In het algemeen kan men zeggen dat de regel, in de vraag bedoeld, geëerbiedigd wordt; met dien verstande dat sommigen de ‘t’ ook in het enkelvoud, als beleefdheidstoevoeging gebruiken; en, in gemeenzamen stijl, den enkelvoudsvorm ook voor het meervoud bezigen.
‘Is het veel-gebruikte telefoonbevestiging voor bevestiging van een telefonisch gesprek’ te verdedigen?
- Wij kunnen ons niet voorstellen dat ‘telefoonbevestiging’ in den aangeduiden zin wordt gebezigd. Het woord ‘telefoonbevestiging’ voor ‘bevestiging per telefoon’ (in zinnen als: ‘Wij zien Uwe telefoonbevestiging tegemoet’) zouden wij niet fraai achten, maar nu het Wb. d. Ndl. Taal een samenstelling als ‘kabelbericht’ aanvaardt, zullen wij ons tegen ‘telefoonbevestiging’ niet kunnen verzetten.

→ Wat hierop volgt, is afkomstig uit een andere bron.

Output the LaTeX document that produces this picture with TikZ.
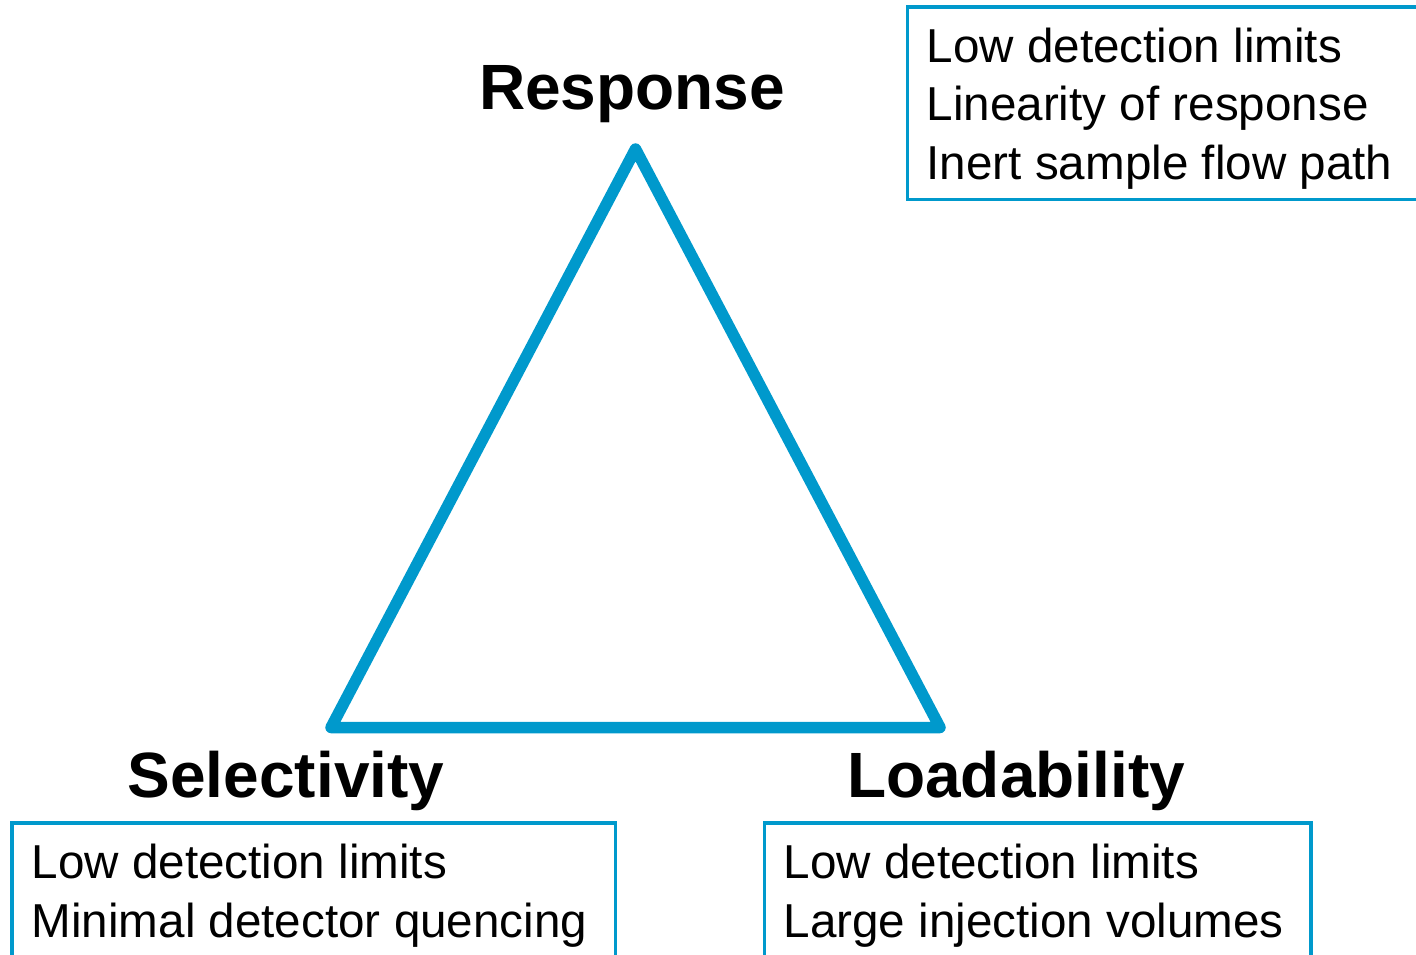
\documentclass[tikz,border=0pt]{standalone}
\usepackage{fontspec}
\setmainfont{Liberation Sans}
\definecolor{tribl}{RGB}{0,153,204}
\begin{document}
\begin{tikzpicture}[x=1pt,y=-1pt,
  title/.style={font=\fontsize{64}{70}\selectfont\bfseries, anchor=base, inner sep=0pt},
  listbox/.style={draw=tribl, line width=3.2pt},
  listline/.style={font=\fontsize{47.6}{58}\selectfont, anchor=base west, inner sep=0pt}]
\useasboundingbox (0,0) rectangle (1416,955);

% triangle
\coordinate (apex) at (635.5,149);
\coordinate (bl) at (331,727.5);
\coordinate (br) at (940,727.5);
\draw[tribl, line width=11.5pt, line join=round] (apex) -- (bl) -- (br) -- cycle;

% corner titles
\node[title] (resp) at (632,110) {Response};
\node[title] (sel) at (286,797) {Selectivity};
\node[title] (load) at (1016,797) {Loadability};

% property boxes
\draw[listbox] (907.5,7) rectangle (1430,199.5);
\draw[listbox] (12,823) rectangle (615.5,970);
\draw[listbox] (764.5,823) rectangle (1311,970);

% box contents
\node[listline] (r1) at (926.5,63) {Low detection limits};
\node[listline] (r2) at (926.5,121) {Linearity of response};
\node[listline] (r3) at (926.5,179) {Inert sample flow path};

\node[listline] (s1) at (31.5,878) {Low detection limits};
\node[listline] (s2) at (31.5,937) {Minimal detector quencing};

\node[listline] (l1) at (783.5,878) {Low detection limits};
\node[listline] (l2) at (783.5,937) {Large injection volumes};
\end{tikzpicture}
\end{document}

‘Wanneer mag men “wat” als betrekkelijk voornaamwoord bezigen?’ - Met wat (of hetgeen) beginnen bijzinnen, die een geheelen zin tot antecedent hebben. ‘Ik kon gisteren niet komen, wat (of hetgeen) ik U verzoek te willen verontschuldigen’. Wat wordt ook gebruikt na het vooruitwijzend ‘dat’; ‘Dat, wat gij van mij verlangt, enz.’
‘Zoudt U eens de aandacht willen vestigen op uitdrukkingen als: men onthoudt zich van elken commentaar (i.p.v. elk). U vindt dat tegenwoordig telkens in de kranten.’ - Het Wb. d. Ndl. Taal rangschikt commentaar onder de mannelijke woorden.